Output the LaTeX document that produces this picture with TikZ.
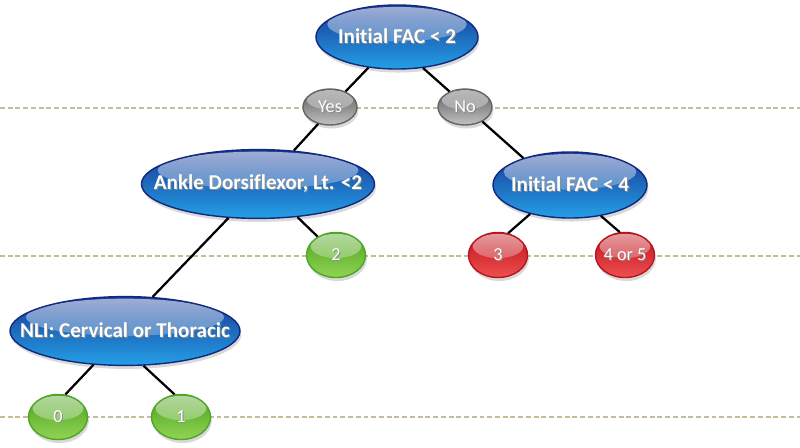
\documentclass[tikz,border=0pt]{standalone}
\usepackage{fontspec}
\setmainfont{Carlito}[Ligatures=NoCommon]
\usetikzlibrary{shapes.geometric,shadows,calc,fadings}
\definecolor{guidecol}{RGB}{196,189,151}
\definecolor{blueedge}{RGB}{18,40,125}
\definecolor{bluetop}{RGB}{24,56,150}
\definecolor{bluebot}{RGB}{36,160,230}
\definecolor{grayedge}{RGB}{100,100,100}
\definecolor{graytop}{RGB}{88,88,88}
\definecolor{graybot}{RGB}{195,195,195}
\definecolor{greenedge}{RGB}{80,165,40}
\definecolor{greentop}{RGB}{75,160,30}
\definecolor{greenbot}{RGB}{145,212,85}
\definecolor{rededge}{RGB}{180,22,32}
\definecolor{redtop}{RGB}{190,15,25}
\definecolor{redbot}{RGB}{238,80,80}
\tikzfading[name=glossfade,top color=transparent!40,bottom color=transparent!100]
% centred text of no width, with a soft dark shadow
\newcommand{\lbl}[1]{\makebox[0pt]{\rlap{\hspace{0.7pt}\raisebox{-0.7pt}{\textcolor{black!45}{#1}}}#1}}

\begin{document}
\begin{tikzpicture}[x=0.025cm,y=-0.025cm,
	gloss/.style={ellipse,inner sep=0pt,text=white,line width=1pt,
		drop shadow={opacity=.3,shadow xshift=1pt,shadow yshift=-2.5pt},
		path picture={\fill[white,path fading=glossfade] let \p1=(path picture bounding box.south west),
			\p2=(path picture bounding box.north east) in
			({0.5*\x1+0.5*\x2},{\y2-0.3*(\y2-\y1)}) ellipse ({0.43*(\x2-\x1)} and {0.27*(\y2-\y1)});}},
	question/.style={gloss,draw=blueedge,top color=bluetop,bottom color=bluebot,
		font=\fontsize{15}{18}\selectfont\bfseries},
	answer/.style={gloss,draw=grayedge,top color=graytop,bottom color=graybot,
		minimum width=1.35cm,minimum height=0.9cm,font=\fontsize{13}{15}\selectfont},
	low/.style={gloss,draw=greenedge,top color=greentop,bottom color=greenbot,
		minimum width=1.475cm,minimum height=1.125cm,font=\fontsize{13}{15}\selectfont},
	high/.style={gloss,draw=rededge,top color=redtop,bottom color=redbot,
		minimum width=1.475cm,minimum height=1.125cm,font=\fontsize{13}{15}\selectfont},
	branch/.style={line width=1.6pt,black},
	guideline/.style={guidecol,line width=1.2pt,dash pattern=on 3.5pt off 2pt}]
	\useasboundingbox (0,0) rectangle (800,447);
	% dashed level lines
	\foreach \lev in {108,256,417}
		\draw[guideline] (0,\lev) -- (800,\lev);
	% decision nodes
	\node[question,minimum width=4.05cm,minimum height=1.6cm] (fac2) at (397,37) {\lbl{Initial FAC < 2}};
	\node[answer] (yes) at (330,107) {\lbl{Yes}};
	\node[answer] (no) at (465,107) {\lbl{No}};
	\node[question,minimum width=5.825cm,minimum height=1.72cm] (ankle) at (258,184) {\lbl{Ankle Dorsiflexor, Lt. <2}};
	\node[question,minimum width=3.85cm,minimum height=1.65cm] (fac4) at (570,185) {\lbl{Initial FAC < 4}};
	\node[question,minimum width=5.75cm,minimum height=1.72cm] (nli) at (125,331) {\lbl{NLI: Cervical or Thoracic}};
	% outcomes
	\node[low] (two) at (336,255) {\lbl{2}};
	\node[high] (three) at (498,255) {\lbl{3}};
	\node[high] (four) at (625,255) {\lbl{4 or 5}};
	\node[low] (zero) at (58,417) {\lbl{0}};
	\node[low] (one) at (181,417) {\lbl{1}};
	% branches
	\draw[branch] (fac2.227) -- (yes.45);
	\draw[branch] (fac2.310) -- (no.135);
	\draw[branch] (yes.235) -- (ankle.43);
	\draw[branch] (no.320) -- (fac4.150);
	\draw[branch] (ankle.229) -- (nli.51);
	\draw[branch] (ankle.320) -- (two.135);
	\draw[branch] (fac4.216) -- (three.65);
	\draw[branch] (fac4.315) -- (four.103);
	\draw[branch] (nli.227) -- (zero.72);
	\draw[branch] (nli.298) -- (one.106);
\end{tikzpicture}
\end{document}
========
(Problem details):
Keep every word of the data as it is when you write it out, but drop the pictures.

(Task output):
Output the LaTeX document that produces this picture with TikZ.
\documentclass[tikz,border=0pt]{standalone}
\usepackage{fontspec}
\setmainfont{Carlito}[Ligatures=NoCommon]
\usetikzlibrary{shapes.geometric,shadows,calc,fadings}
\definecolor{guidecol}{RGB}{196,189,151}
\definecolor{blueedge}{RGB}{18,40,125}
\definecolor{bluetop}{RGB}{24,56,150}
\definecolor{bluebot}{RGB}{36,160,230}
\definecolor{grayedge}{RGB}{100,100,100}
\definecolor{graytop}{RGB}{88,88,88}
\definecolor{graybot}{RGB}{195,195,195}
\definecolor{greenedge}{RGB}{80,165,40}
\definecolor{greentop}{RGB}{75,160,30}
\definecolor{greenbot}{RGB}{145,212,85}
\definecolor{rededge}{RGB}{180,22,32}
\definecolor{redtop}{RGB}{190,15,25}
\definecolor{redbot}{RGB}{238,80,80}
\tikzfading[name=glossfade,top color=transparent!40,bottom color=transparent!100]
% centred text of no width, with a soft dark shadow
\newcommand{\lbl}[1]{\makebox[0pt]{\rlap{\hspace{0.7pt}\raisebox{-0.7pt}{\textcolor{black!45}{#1}}}#1}}

\begin{document}
\begin{tikzpicture}[x=0.025cm,y=-0.025cm,
	gloss/.style={ellipse,inner sep=0pt,text=white,line width=1pt,
		drop shadow={opacity=.3,shadow xshift=1pt,shadow yshift=-2.5pt},
		path picture={\fill[white,path fading=glossfade] let \p1=(path picture bounding box.south west),
			\p2=(path picture bounding box.north east) in
			({0.5*\x1+0.5*\x2},{\y2-0.3*(\y2-\y1)}) ellipse ({0.43*(\x2-\x1)} and {0.27*(\y2-\y1)});}},
	question/.style={gloss,draw=blueedge,top color=bluetop,bottom color=bluebot,
		font=\fontsize{15}{18}\selectfont\bfseries},
	answer/.style={gloss,draw=grayedge,top color=graytop,bottom color=graybot,
		minimum width=1.35cm,minimum height=0.9cm,font=\fontsize{13}{15}\selectfont},
	low/.style={gloss,draw=greenedge,top color=greentop,bottom color=greenbot,
		minimum width=1.475cm,minimum height=1.125cm,font=\fontsize{13}{15}\selectfont},
	high/.style={gloss,draw=rededge,top color=redtop,bottom color=redbot,
		minimum width=1.475cm,minimum height=1.125cm,font=\fontsize{13}{15}\selectfont},
	branch/.style={line width=1.6pt,black},
	guideline/.style={guidecol,line width=1.2pt,dash pattern=on 3.5pt off 2pt}]
	\useasboundingbox (0,0) rectangle (800,447);
	% dashed level lines
	\foreach \lev in {108,256,417}
		\draw[guideline] (0,\lev) -- (800,\lev);
	% decision nodes
	\node[question,minimum width=4.05cm,minimum height=1.6cm] (fac2) at (397,37) {\lbl{Initial FAC < 2}};
	\node[answer] (yes) at (330,107) {\lbl{Yes}};
	\node[answer] (no) at (465,107) {\lbl{No}};
	\node[question,minimum width=5.825cm,minimum height=1.72cm] (ankle) at (258,184) {\lbl{Ankle Dorsiflexor, Lt. <2}};
	\node[question,minimum width=3.85cm,minimum height=1.65cm] (fac4) at (570,185) {\lbl{Initial FAC < 4}};
	\node[question,minimum width=5.75cm,minimum height=1.72cm] (nli) at (125,331) {\lbl{NLI: Cervical or Thoracic}};
	% outcomes
	\node[low] (two) at (336,255) {\lbl{2}};
	\node[high] (three) at (498,255) {\lbl{3}};
	\node[high] (four) at (625,255) {\lbl{4 or 5}};
	\node[low] (zero) at (58,417) {\lbl{0}};
	\node[low] (one) at (181,417) {\lbl{1}};
	% branches
	\draw[branch] (fac2.227) -- (yes.45);
	\draw[branch] (fac2.310) -- (no.135);
	\draw[branch] (yes.235) -- (ankle.43);
	\draw[branch] (no.320) -- (fac4.150);
	\draw[branch] (ankle.229) -- (nli.51);
	\draw[branch] (ankle.320) -- (two.135);
	\draw[branch] (fac4.216) -- (three.65);
	\draw[branch] (fac4.315) -- (four.103);
	\draw[branch] (nli.227) -- (zero.72);
	\draw[branch] (nli.298) -- (one.106);
\end{tikzpicture}
\end{document}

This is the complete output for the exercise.